Twenty years ago, in the quietude of a night in Nantou, Taiwan, a young girl drifted into a dreamscape that would define the trajectory of her life. In this vision, she ascended to the heavens, witnessing a celestial assembly of fairies draped in luminous yellow silk, dancing amidst the clouds. The scene was not merely visual; it radiated a warmth and light that prompted the girl to cry out in her sleep, yearning to join their rhythmic harmony.
That dreamer was Hsiao-Hung Lin. In 2008, the ephemeral imagery of her childhood materialized into reality when she left Taiwan for New York to join Shen Yun Performing Arts. Over a decade later, having performed in more than 1,000 shows, Lin has transitioned from an aspiring novice to a veteran principal dancer. Her journey is no longer just about replicating the movements of her dream, but about understanding the profound weight of the culture she embodies.
The Architecture of Emotion
For a principal dancer, technical proficiency is merely the baseline; the true challenge lies in the transmutation of technique into genuine emotion. Over ten years of touring, Lin has learned that the physical body is a vessel for the heart. This realization became crucial as her repertoire expanded to include characters demanding complex psychological depth, moving beyond the ethereal to the visceral.
A pivotal moment in her artistic development occurred during the production of the dance drama Goodness in the Face of Evil. The narrative centers on a practitioner of Falun Gong-a meditation practice persecuted in China for over two decades. The role required Lin to portray a young woman subjected to brutal incarceration, culminating in the horrific harvesting of her corneas for profit.
Hsiao-Hung Lin performing a classical Chinese dance technique
When the character is released from the labor camp, she is blind, plunged into a world of darkness. It is in this sequence that Lin made a directorial choice that distinguished her interpretation from her peers. While other dancers often played the reunion with the mother as a moment of shared grief-sobbing and embracing-Lin sought a more jagged, isolating truth.

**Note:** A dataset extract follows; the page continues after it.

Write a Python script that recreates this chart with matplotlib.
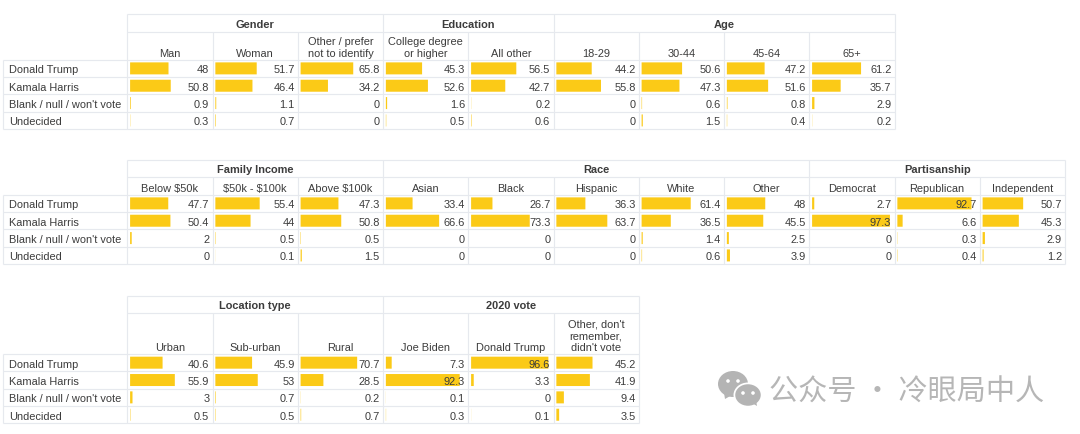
#!/usr/bin/env python3
"""Poll crosstabs drawn as three tables with in-cell bars."""

import matplotlib
matplotlib.use("Agg")
import matplotlib.pyplot as plt
from matplotlib.patches import Ellipse, Polygon

ROW_LABELS = ["Donald Trump", "Kamala Harris", "Blank / null / won't vote", "Undecided"]

# Table 1
GROUPS_1 = [("Gender", 3), ("Education", 2), ("Age", 4)]
COLUMNS_1 = ["Man", "Woman", "Other / prefer\nnot to identify", "College degree\nor higher",
             "All other", "18-29", "30-44", "45-64", "65+"]
TRUMP_1 = [48, 51.7, 65.8, 45.3, 56.5, 44.2, 50.6, 47.2, 61.2]
HARRIS_1 = [50.8, 46.4, 34.2, 52.6, 42.7, 55.8, 47.3, 51.6, 35.7]
BLANK_1 = [0.9, 1.1, 0, 1.6, 0.2, 0, 0.6, 0.8, 2.9]
UNDECIDED_1 = [0.3, 0.7, 0, 0.5, 0.6, 0, 1.5, 0.4, 0.2]

# Table 2
GROUPS_2 = [("Family Income", 3), ("Race", 5), ("Partisanship", 3)]
COLUMNS_2 = ["Below $50k", "$50k - $100k", "Above $100k", "Asian", "Black", "Hispanic",
             "White", "Other", "Democrat", "Republican", "Independent"]
TRUMP_2 = [47.7, 55.4, 47.3, 33.4, 26.7, 36.3, 61.4, 48, 2.7, 92.7, 50.7]
HARRIS_2 = [50.4, 44, 50.8, 66.6, 73.3, 63.7, 36.5, 45.5, 97.3, 6.6, 45.3]
BLANK_2 = [2, 0.5, 0.5, 0, 0, 0, 1.4, 2.5, 0, 0.3, 2.9]
UNDECIDED_2 = [0, 0.1, 1.5, 0, 0, 0, 0.6, 3.9, 0, 0.4, 1.2]

# Table 3
GROUPS_3 = [("Location type", 3), ("2020 vote", 3)]
COLUMNS_3 = ["Urban", "Sub-urban", "Rural", "Joe Biden", "Donald Trump",
             "Other, don't\nremember,\ndidn't vote"]
TRUMP_3 = [40.6, 45.9, 70.7, 7.3, 96.6, 45.2]
HARRIS_3 = [55.9, 53, 28.5, 92.3, 3.3, 41.9]
BLANK_3 = [3, 0.7, 0.2, 0.1, 0, 9.4]
UNDECIDED_3 = [0.5, 0.5, 0.7, 0.3, 0.1, 3.5]

WATERMARK = "公众号 · 冷眼局中人"

# Layout, in reference pixels
LABEL_LEFT = 2.5
FIRST_COL = 127.3
COL_W = 85.25
ROW_H = 17.35
BAR_PER_UNIT = 0.8

GOLD = "#fbca17"
GRID = "#e6e9ee"
INK = "#3c3c3c"
FONT = "Liberation Sans"
FONT_SIZE = 7.9
GRID_LW = 0.85

fig = plt.figure(figsize=(10.8, 4.35), dpi=100)
ax = fig.add_axes([0, 0, 1, 1])
ax.set_xlim(0, 1080)
ax.set_ylim(435, 0)
ax.axis("off")


def put_text(x, y, s, **kw):
    ax.text(x, y, s, family=FONT, fontsize=FONT_SIZE, color=INK,
            va="baseline", parse_math=False, zorder=4, linespacing=1.27, **kw)


def draw_table(top, group_bottom, head_bottom, groups, columns, series):
    n = len(columns)
    right = FIRST_COL + n * COL_W
    rows_top = [head_bottom + i * ROW_H for i in range(len(ROW_LABELS) + 1)]

    # grid lines
    ax.hlines([top, group_bottom], FIRST_COL, right, color=GRID, lw=GRID_LW, zorder=1)
    ax.hlines(rows_top, LABEL_LEFT, right, color=GRID, lw=GRID_LW, zorder=1)
    ax.vlines(LABEL_LEFT, head_bottom, rows_top[-1], color=GRID, lw=GRID_LW, zorder=1)
    ax.vlines(FIRST_COL, top, rows_top[-1], color=GRID, lw=GRID_LW, zorder=1)
    for i in range(1, n + 1):
        ax.vlines(FIRST_COL + i * COL_W, group_bottom, rows_top[-1], color=GRID, lw=GRID_LW, zorder=1)

    # group headers
    start = 0
    for name, span in groups:
        end = start + span
        ax.vlines(FIRST_COL + end * COL_W, top, group_bottom, color=GRID, lw=GRID_LW, zorder=1)
        put_text(FIRST_COL + (start + end) / 2 * COL_W, group_bottom - 4.8, name,
                 ha="center", fontweight="bold")
        start = end

    # column headers
    for i, col in enumerate(columns):
        put_text(FIRST_COL + (i + 0.5) * COL_W, head_bottom - 3.6, col, ha="center")

    # rows
    for r, (label, values) in enumerate(zip(ROW_LABELS, series)):
        y_top = rows_top[r]
        put_text(9, y_top + 12.6, label, ha="left")
        lefts = [FIRST_COL + i * COL_W + 2.8 for i in range(n)]
        widths = [v * BAR_PER_UNIT for v in values]
        bars = ax.barh([y_top + ROW_H / 2] * n, widths, height=12, left=lefts,
                       color=GOLD, linewidth=0, zorder=2)
        for bar in bars:
            bar.set_snap(False)
        for i, v in enumerate(values):
            put_text(FIRST_COL + (i + 1) * COL_W - 3.2, y_top + 12.6, f"{v:g}", ha="right")


draw_table(15.3, 32.7, 60.7, GROUPS_1, COLUMNS_1, [TRUMP_1, HARRIS_1, BLANK_1, UNDECIDED_1])
draw_table(161, 178.3, 195.7, GROUPS_2, COLUMNS_2, [TRUMP_2, HARRIS_2, BLANK_2, UNDECIDED_2])
draw_table(297.3, 314.3, 355, GROUPS_3, COLUMNS_3, [TRUMP_3, HARRIS_3, BLANK_3, UNDECIDED_3])

# watermark icon: two chat bubbles
ICON = "#b4b4b4"
ax.add_patch(Ellipse((733, 385), 30, 26, color=ICON, lw=0, zorder=5))
ax.add_patch(Polygon([(724, 394), (725, 400), (732, 396)], color=ICON, lw=0, zorder=5))
ax.add_patch(Ellipse((748, 396), 29, 25, color="white", lw=0, zorder=6))
ax.add_patch(Ellipse((748, 396), 25.5, 21.5, color=ICON, lw=0, zorder=7))
ax.add_patch(Polygon([(752, 404), (757, 407), (756, 401)], color=ICON, lw=0, zorder=7))
for ex, ey, ez in [(728, 382, 6), (738, 382, 6), (743, 394, 8), (753, 394, 8)]:
    ax.add_patch(Ellipse((ex, ey), 3.6, 3.6, color="white", lw=0, zorder=ez))

ax.text(769, 392.5, WATERMARK, family=["Noto Sans CJK SC", "DejaVu Sans"], fontsize=21,
        color="#b6b6b6", ha="left", va="center", zorder=5)

fig.savefig("out.png", dpi=100, facecolor="white")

“I was blindfolded and couldn’t see anything onstage,” Lin reflects. “When I fumbled forward and met someone, I was so scared that I tried to escape.”
Lin interpreted the character’s psychology through the lens of the practice’s tenets: Truthfulness, Compassion, and Tolerance. She reasoned that a person of such faith would not want to be a burden. “She would think that her blindness may become a burden to her family… Feeling overwhelmed, she’s at a loss, and finally she mourns alone.” By choosing to recoil rather than embrace, Lin captured the acute vulnerability of disability and the selfless shame of the victim, shedding real tears in the darkness of the stage.

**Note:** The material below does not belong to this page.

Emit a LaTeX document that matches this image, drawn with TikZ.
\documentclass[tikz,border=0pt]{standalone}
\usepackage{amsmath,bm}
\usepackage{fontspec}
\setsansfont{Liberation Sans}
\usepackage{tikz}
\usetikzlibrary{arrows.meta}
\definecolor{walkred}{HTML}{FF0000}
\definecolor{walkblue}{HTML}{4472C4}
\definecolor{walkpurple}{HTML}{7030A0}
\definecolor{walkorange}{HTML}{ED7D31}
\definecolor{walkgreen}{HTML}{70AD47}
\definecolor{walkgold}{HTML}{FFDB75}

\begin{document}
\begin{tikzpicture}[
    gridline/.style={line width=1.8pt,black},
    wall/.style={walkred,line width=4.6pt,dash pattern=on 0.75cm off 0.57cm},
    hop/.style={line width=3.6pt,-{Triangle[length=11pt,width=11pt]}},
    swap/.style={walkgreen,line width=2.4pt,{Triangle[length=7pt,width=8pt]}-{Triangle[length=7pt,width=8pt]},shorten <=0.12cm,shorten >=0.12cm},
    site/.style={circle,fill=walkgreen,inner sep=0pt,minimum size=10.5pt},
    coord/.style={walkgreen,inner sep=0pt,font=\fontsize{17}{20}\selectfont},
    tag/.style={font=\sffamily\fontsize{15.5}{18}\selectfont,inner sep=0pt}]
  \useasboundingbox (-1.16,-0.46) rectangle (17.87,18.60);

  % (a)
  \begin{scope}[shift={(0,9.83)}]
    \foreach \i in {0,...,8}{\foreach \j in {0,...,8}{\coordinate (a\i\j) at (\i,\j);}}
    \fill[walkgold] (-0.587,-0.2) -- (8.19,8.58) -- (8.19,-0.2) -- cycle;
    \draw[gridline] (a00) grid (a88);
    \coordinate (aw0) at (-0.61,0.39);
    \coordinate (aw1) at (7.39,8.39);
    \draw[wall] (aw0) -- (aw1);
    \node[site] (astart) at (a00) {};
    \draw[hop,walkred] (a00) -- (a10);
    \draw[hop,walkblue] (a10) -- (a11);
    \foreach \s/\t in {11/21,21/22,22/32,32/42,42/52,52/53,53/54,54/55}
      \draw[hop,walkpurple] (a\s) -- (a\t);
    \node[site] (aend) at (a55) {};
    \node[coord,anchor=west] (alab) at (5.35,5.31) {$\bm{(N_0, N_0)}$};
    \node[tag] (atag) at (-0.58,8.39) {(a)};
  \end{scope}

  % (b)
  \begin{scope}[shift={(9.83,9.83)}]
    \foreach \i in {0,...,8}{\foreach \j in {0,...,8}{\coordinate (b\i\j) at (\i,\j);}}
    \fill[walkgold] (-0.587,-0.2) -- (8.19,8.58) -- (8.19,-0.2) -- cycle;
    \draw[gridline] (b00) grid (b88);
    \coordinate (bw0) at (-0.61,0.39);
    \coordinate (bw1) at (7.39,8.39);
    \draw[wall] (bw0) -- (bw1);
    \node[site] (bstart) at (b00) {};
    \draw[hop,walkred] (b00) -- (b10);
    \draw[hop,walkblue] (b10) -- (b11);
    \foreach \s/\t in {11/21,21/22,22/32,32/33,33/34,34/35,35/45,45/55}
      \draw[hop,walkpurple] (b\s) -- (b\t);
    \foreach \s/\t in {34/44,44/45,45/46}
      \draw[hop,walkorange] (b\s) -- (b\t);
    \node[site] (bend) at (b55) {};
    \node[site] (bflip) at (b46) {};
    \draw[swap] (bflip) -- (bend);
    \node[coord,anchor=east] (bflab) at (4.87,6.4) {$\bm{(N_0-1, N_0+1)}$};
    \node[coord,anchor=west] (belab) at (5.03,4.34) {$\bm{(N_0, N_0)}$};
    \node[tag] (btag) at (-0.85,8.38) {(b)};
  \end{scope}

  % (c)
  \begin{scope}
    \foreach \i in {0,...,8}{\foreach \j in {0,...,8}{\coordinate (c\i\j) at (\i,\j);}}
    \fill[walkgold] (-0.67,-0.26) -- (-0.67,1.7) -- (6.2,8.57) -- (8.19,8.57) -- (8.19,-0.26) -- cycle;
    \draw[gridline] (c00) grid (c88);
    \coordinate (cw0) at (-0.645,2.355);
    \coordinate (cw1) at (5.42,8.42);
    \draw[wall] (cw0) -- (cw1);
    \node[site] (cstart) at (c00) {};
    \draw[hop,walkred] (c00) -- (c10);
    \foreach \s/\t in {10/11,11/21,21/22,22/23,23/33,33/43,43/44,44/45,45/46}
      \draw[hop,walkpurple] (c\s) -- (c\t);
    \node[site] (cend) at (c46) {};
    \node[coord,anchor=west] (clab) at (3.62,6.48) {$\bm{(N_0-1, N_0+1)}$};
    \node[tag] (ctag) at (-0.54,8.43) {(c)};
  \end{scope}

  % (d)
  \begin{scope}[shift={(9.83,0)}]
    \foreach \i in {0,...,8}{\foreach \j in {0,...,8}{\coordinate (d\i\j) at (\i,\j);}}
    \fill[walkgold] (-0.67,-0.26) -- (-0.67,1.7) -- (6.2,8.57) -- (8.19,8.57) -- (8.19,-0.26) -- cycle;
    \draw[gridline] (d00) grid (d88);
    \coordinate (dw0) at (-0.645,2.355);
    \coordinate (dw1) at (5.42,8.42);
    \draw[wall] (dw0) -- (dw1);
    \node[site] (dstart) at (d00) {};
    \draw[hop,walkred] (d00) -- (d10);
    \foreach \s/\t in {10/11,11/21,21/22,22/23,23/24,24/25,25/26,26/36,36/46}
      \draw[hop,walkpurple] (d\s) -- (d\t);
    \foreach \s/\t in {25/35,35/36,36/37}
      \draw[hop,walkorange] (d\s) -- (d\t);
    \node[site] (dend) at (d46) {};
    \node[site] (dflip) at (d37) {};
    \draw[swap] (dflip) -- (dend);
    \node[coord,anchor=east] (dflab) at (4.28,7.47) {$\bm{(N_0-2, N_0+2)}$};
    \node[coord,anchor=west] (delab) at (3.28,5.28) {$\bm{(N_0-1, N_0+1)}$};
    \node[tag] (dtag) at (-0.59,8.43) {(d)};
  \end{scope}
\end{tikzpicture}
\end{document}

Resonance from the Invisible
The resolution of the drama sees the character regaining her sight through a miracle of faith. For Lin, enacting this moment required a suspension of disbelief that transcended acting. She describes a sensory convergence where the orchestral accompaniment seemed to emanate from “another dimension,” soothing her soul and guiding her movements.
This internal illumination manifested physically. When Lin removed the gauze covering her eyes, she would often look out to see members of the audience weeping. This reaction confirms the philosophy central to Classical Chinese dance: the concept of yun (bearing) and the belief that movement must originate from the heart to resonate outward.

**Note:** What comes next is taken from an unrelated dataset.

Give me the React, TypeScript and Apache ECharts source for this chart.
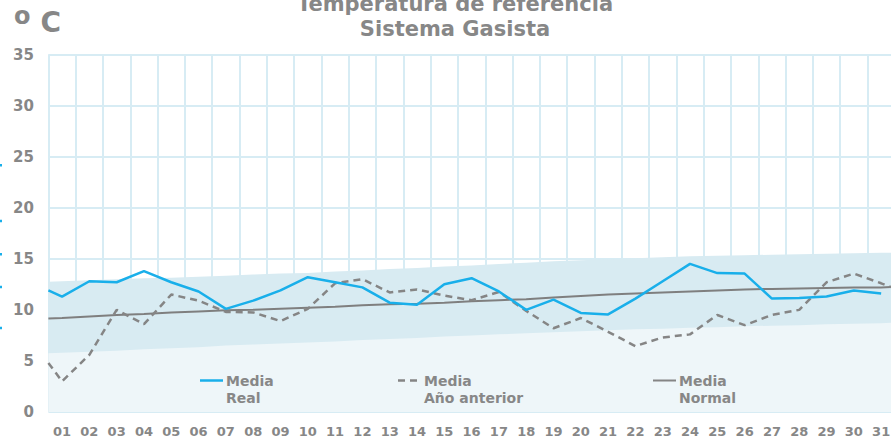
import React, { useEffect, useRef } from "react";
import * as echarts from "echarts";

// ---- data ----
const days = ["01","02","03","04","05","06","07","08","09","10","11","12","13","14","15","16","17","18","19","20","21","22","23","24","25","26","27","28","29","30","31"];

// Media Real (°C) per day; value carried in at the left edge (end of previous day)
const mediaRealStart = 11.9;
const mediaReal = [11.3, 12.8, 12.7, 13.8, 12.7, 11.8, 10.1, 10.9, 11.9, 13.2, 12.7, 12.2, 10.7, 10.5, 12.5, 13.1, 11.8, 10.0, 11.0, 9.7, 9.55, 11.1, 12.8, 14.5, 13.6, 13.55, 11.1, 11.15, 11.3, 11.9, 11.6];

// Media Año anterior
const prevYearStart = 4.8;
const prevYear = [3.0, 5.6, 10.0, 8.6, 11.5, 10.9, 9.8, 9.75, 8.9, 10.1, 12.6, 13.0, 11.7, 12.0, 11.4, 10.95, 11.75, 9.9, 8.2, 9.2, 7.85, 6.45, 7.3, 7.6, 9.5, 8.5, 9.5, 10.0, 12.7, 13.55, 12.6];
const prevYearEnd = 12.1;

// Media Normal
const normalStart = 9.15;
const normal = [9.2, 9.35, 9.5, 9.6, 9.75, 9.85, 9.95, 10.0, 10.1, 10.2, 10.3, 10.45, 10.55, 10.6, 10.7, 10.85, 10.95, 11.05, 11.2, 11.35, 11.5, 11.6, 11.7, 11.8, 11.9, 12.0, 12.05, 12.1, 12.15, 12.2, 12.2];
const normalEnd = 12.25;

// Normal range band (upper / lower limits)
const bandUpperStart = 12.75;
const bandUpper = [12.8, 12.9, 13.0, 13.1, 13.15, 13.25, 13.35, 13.45, 13.55, 13.6, 13.75, 13.85, 14.0, 14.1, 14.25, 14.35, 14.5, 14.6, 14.75, 14.85, 14.95, 15.05, 15.15, 15.25, 15.3, 15.35, 15.4, 15.45, 15.5, 15.55, 15.6];
const bandUpperEnd = 15.6;
const bandLowerStart = 5.75;
const bandLower = [5.8, 5.9, 6.0, 6.15, 6.25, 6.35, 6.5, 6.6, 6.7, 6.8, 6.9, 7.05, 7.15, 7.25, 7.4, 7.5, 7.6, 7.7, 7.8, 7.9, 8.0, 8.1, 8.15, 8.25, 8.3, 8.4, 8.45, 8.5, 8.6, 8.65, 8.7];
const bandLowerEnd = 8.75;

const yTicks = { min: 0, max: 35, interval: 5 };
const titleLines = ["Temperatura de referencia", "Sistema Gasista"];
const legendItems = [
  { name: "Media\nReal" },
  { name: "Media\nAño anterior" },
  { name: "Media\nNormal" },
];

// ---- helpers ----
const LEFT_EDGE = 0.5;
const RIGHT_EDGE = days.length + 0.5;
function build(values: number[], start?: number, end?: number) {
  const out: number[][] = [];
  if (start !== undefined) out.push([LEFT_EDGE, start]);
  values.forEach((v, i) => out.push([i + 1, v]));
  if (end !== undefined) out.push([RIGHT_EDGE, end]);
  return out;
}

const GRAY = "#878787";
const BLUE = "#19afea";
const FONT = "DejaVu Sans";

export default function App() {
  const ref = useRef<HTMLDivElement>(null);
  useEffect(() => {
    if (!ref.current) return;
    const chart = echarts.init(ref.current, null, { renderer: "svg" });
    const shadow = { shadowColor: "rgba(0,0,0,0.3)", shadowBlur: 3, shadowOffsetY: 1, shadowOffsetX: 1 };
    const legendLineY = 380.5;
    const legendX = [200, 398, 653];
    const legendGraphics: any[] = [];
    legendItems.forEach((it, i) => {
      const x = legendX[i];
      const stroke = i === 0 ? BLUE : "#858585";
      legendGraphics.push({
        type: "line",
        shape: { x1: x, y1: legendLineY, x2: x + 23, y2: legendLineY },
        style: {
          stroke,
          lineWidth: i === 2 ? 2 : 2.5,
          lineDash: i === 1 ? [7, 5] : null,
        },
        z: 100,
      });
      legendGraphics.push({
        type: "text",
        x: x + 26,
        y: legendLineY - 8.5,
        style: {
          text: it.name,
          fill: GRAY,
          font: `bold 14px "${FONT}"`,
          lineHeight: 17,
          verticalAlign: "top",
          align: "left",
        },
        z: 100,
      });
    });
    const marks = [165, 220.7, 254, 286.7, 327.7].map((y) => ({
      type: "rect",
      shape: { x: 0, y: y - 1, width: 2, height: 2.5 },
      style: { fill: BLUE },
    }));

    const option: any = {
      animation: false,
      backgroundColor: "#ffffff",
      textStyle: { fontFamily: FONT },
      grid: { left: 48.4, right: 5.2, top: 54.5, bottom: 26, containLabel: false },
      xAxis: [
        {
          type: "category",
          data: days,
          boundaryGap: true,
          offset: 1.5,
          axisLine: { show: true, onZero: false, lineStyle: { color: "#a9a9a9", width: 3, ...shadow } },
          axisTick: { show: false },
          axisLabel: { color: GRAY, fontWeight: "bold", fontSize: 13, margin: 11, interval: 0, fontFamily: FONT },
          splitLine: { show: true, interval: 0, lineStyle: { color: "#d7ecf4", width: 2 } },
        },
        {
          type: "value",
          position: "top",
          min: LEFT_EDGE,
          max: RIGHT_EDGE,
          offset: 2,
          axisLine: { show: true, onZero: false, lineStyle: { color: "#a0a0a0", width: 2, ...shadow } },
          axisTick: { show: false },
          axisLabel: { show: false },
          splitLine: { show: false },
        },
      ],
      yAxis: {
        type: "value",
        min: yTicks.min,
        max: yTicks.max,
        interval: yTicks.interval,
        offset: 4.5,
        axisLine: { show: true, onZero: false, lineStyle: { color: "#999999", width: 7, ...shadow } },
        axisTick: { show: false },
        axisLabel: { color: GRAY, fontWeight: "bold", fontSize: 15, margin: 10, fontFamily: FONT },
        splitLine: { show: true, lineStyle: { color: "#d7ecf4", width: 2 } },
      },
      series: [
        {
          name: "Banda superior",
          type: "line",
          xAxisIndex: 1,
          data: build(bandUpper, bandUpperStart, bandUpperEnd),
          symbol: "none",
          silent: true,
          lineStyle: { width: 0, opacity: 0 },
          areaStyle: { color: "#d8ebf2", opacity: 1 },
          z: 1,
        },
        {
          name: "Banda inferior",
          type: "line",
          xAxisIndex: 1,
          data: build(bandLower, bandLowerStart, bandLowerEnd),
          symbol: "none",
          silent: true,
          lineStyle: { width: 0, opacity: 0 },
          areaStyle: { color: "#eef6f9", opacity: 1 },
          z: 1,
        },
        {
          name: "Media Normal",
          type: "line",
          xAxisIndex: 1,
          data: build(normal, normalStart, normalEnd),
          symbol: "none",
          lineStyle: { color: "#7f7f7f", width: 2 },
          z: 3,
        },
        {
          name: "Media Año anterior",
          type: "line",
          xAxisIndex: 1,
          data: build(prevYear, prevYearStart, prevYearEnd),
          symbol: "none",
          lineStyle: { color: "#858585", width: 2.5, type: [7, 5] },
          z: 4,
        },
        {
          name: "Media Real",
          type: "line",
          xAxisIndex: 1,
          data: build(mediaReal, mediaRealStart),
          symbol: "none",
          lineStyle: { color: BLUE, width: 2.5 },
          z: 5,
        },
      ],
      graphic: [
        {
          type: "text",
          x: 455,
          y: 16.6,
          style: {
            text: titleLines.join("\n"),
            fill: GRAY,
            font: `bold 21px "${FONT}"`,
            lineHeight: 24.3,
            align: "center",
            verticalAlign: "middle",
          },
        },
        {
          type: "text",
          x: 14,
          y: 15.7,
          style: { text: "o", fill: GRAY, font: `bold 24px "${FONT}"`, verticalAlign: "middle", align: "left" },
        },
        {
          type: "text",
          x: 40.5,
          y: 22,
          style: { text: "C", fill: GRAY, font: `bold 28px "${FONT}"`, verticalAlign: "middle", align: "left" },
        },
        ...legendGraphics,
        ...marks,
      ],
    };
    chart.setOption(option);
    return () => chart.dispose();
  }, []);

  return (
    <div style={{ position: "fixed", left: 0, top: 0, width: 891, height: 438, overflow: "hidden", background: "#fff" }}>
      <div ref={ref} style={{ width: 900, height: 438 }} />
    </div>
  );
}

“It’s a dance from the inside out,” Lin explains. “When dancers perform onstage with sincerity, its expressiveness and appeal will be strong, breaking any barrier between nationality and culture.”
This alignment of intent and form is rigorously trained. In classical pedagogy, the eyes are not passive; they are the directors of energy. Teachers emphasize that when the hands and eyesight arrive at a position, the heart must be there simultaneously. Only then is the movement complete.
From Performance to Preservation
Lin’s excellence on stage has been recognized with two gold medals at New Tang Dynasty Television’s International Classical Chinese Dance Competition, and she served as the face of the Shen Yun tour posters in 2016 and 2017. The rigors of touring-often involving two shows a day for three consecutive days-forged a spirit of endurance. Yet, as her career matures, Lin has begun to look toward the legacy of the art form itself.
Hsiao-Hung Lin leads the ensemble in The Charming Ladies of the Yi
Recently, she embarked on a new intellectual challenge: pursuing a Master of Fine Arts in Classical Chinese Dance at Fei Tian College. This academic pursuit presents a different set of difficulties than the stage. Dance is inherently ephemeral and abstract; translating the kinesthetic nuances of a 5,000-year-old culture into written text is a daunting archival task. Historical documentation on the specificities of Classical Chinese dance is scarce, making Lin’s work not just a degree requirement, but a mission of restoration.
“We have to leave something for the future,” she asserts. “Not only performances but also specific texts and studies for the benefit of later generations.”
As she prepares for upcoming tours, the duality of her role-as both a performer and a scholar-deepens her approach. The standards for physical perfection continue to rise; every extension must be more stretched, every circular movement more rounded. Yet, the ultimate goal remains the same as it was in her childhood dream: to merge with the dance, to dissolve the self into the movement, and to let the light shine through the form.